If a and b are sigma-separated.

is_z_sigma_open(graph: NxMixedGraph, path: Sequence[Variable], *, sigma: dict[Variable, set[Variable]], conditions: set[Variable] | None = None) → bool[source]

Check if a path is Z-sigma-open.

Parameters:

graph – A mixed graph
path – A path in the graph. Denoted as \(\pi\) in the paper. The node in position \(i\) in the path is denoted with \(v_i\).
conditions – A set of nodes chosen as conditions, denoted by \(Z\) in the paper
sigma – The set of equivalence classes.
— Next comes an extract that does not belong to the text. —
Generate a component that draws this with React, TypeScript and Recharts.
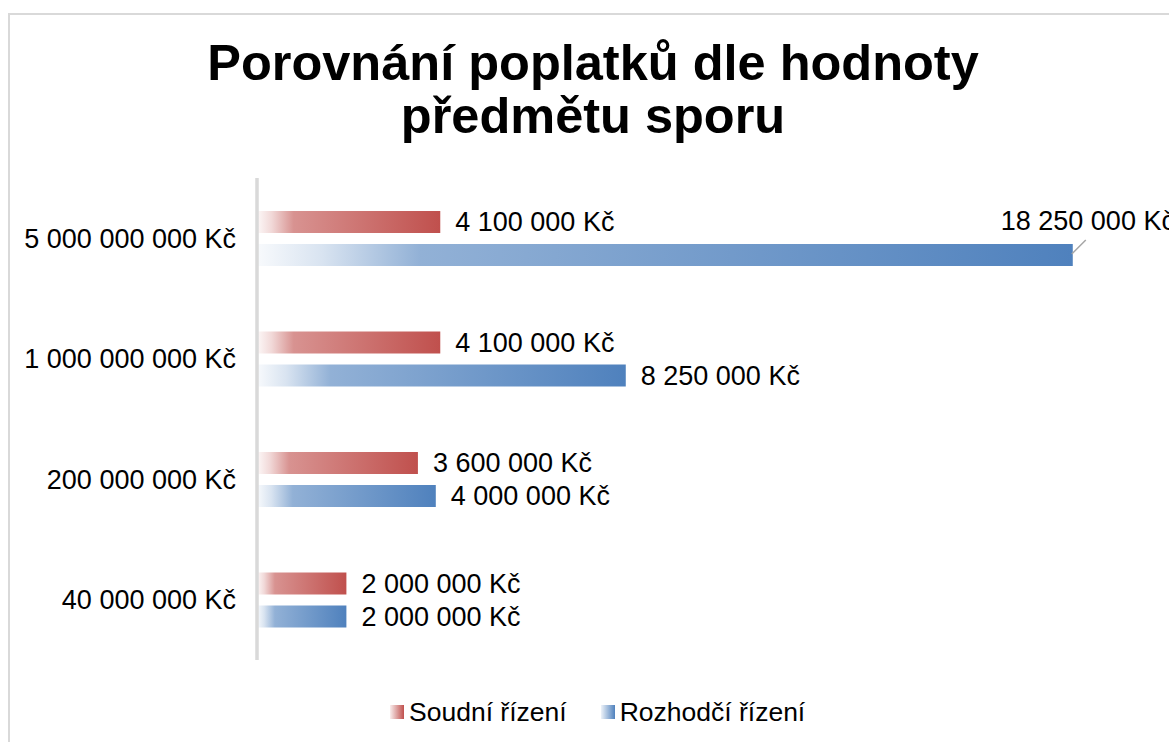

Can be calculated with get_equivalence_classes(), denoted by \(\sigma(v)\) in the paper.

Returns:

If the path is Z-sigma-open

A path is \(Z-\sigma-\text{open}\) if:

The end nodes \(v_1, v_n \notin Z\)
Every triple of adjacent nodes in the path is of the form
1. Collider (is_collider())
2. (non-collider) left chain (is_non_collider_left_chain())
3. (non-collider) right chain (is_non_collider_left_chain())
4. (non-collider) fork (is_non_collider_fork())
5. (non-collider) with undirected edge (is_non_collider_undirected(), not implemented)

get_equivalence_classes(graph: NxMixedGraph) → dict[Variable, set[Variable]][source]

Get equivalence classes.

Parameters:: graph – A mixed graph
Returns:: A mapping from variables to their equivalence class, defined as the second option from the paper (see below)

The finest/trivial σ-CG structure of a mixed graph G is given by σ(v) := {v} for all v ∈ V . In this way σ-separation in G coincides with the usual notion of d-separation in a d-connection graph (d-CG) G (see [19]). We will take this as the definition of d-separation and d-CG in the following.
The coarsest σ-CG structure of a mixed graph G is given by σ(v) := ScG(v) := AncG(v) ∩ DescG(v) w.r.t. the underlying directed graph. Note that the definition of strongly connected component totally ignores the bi- and undirected edges of the σ-CG.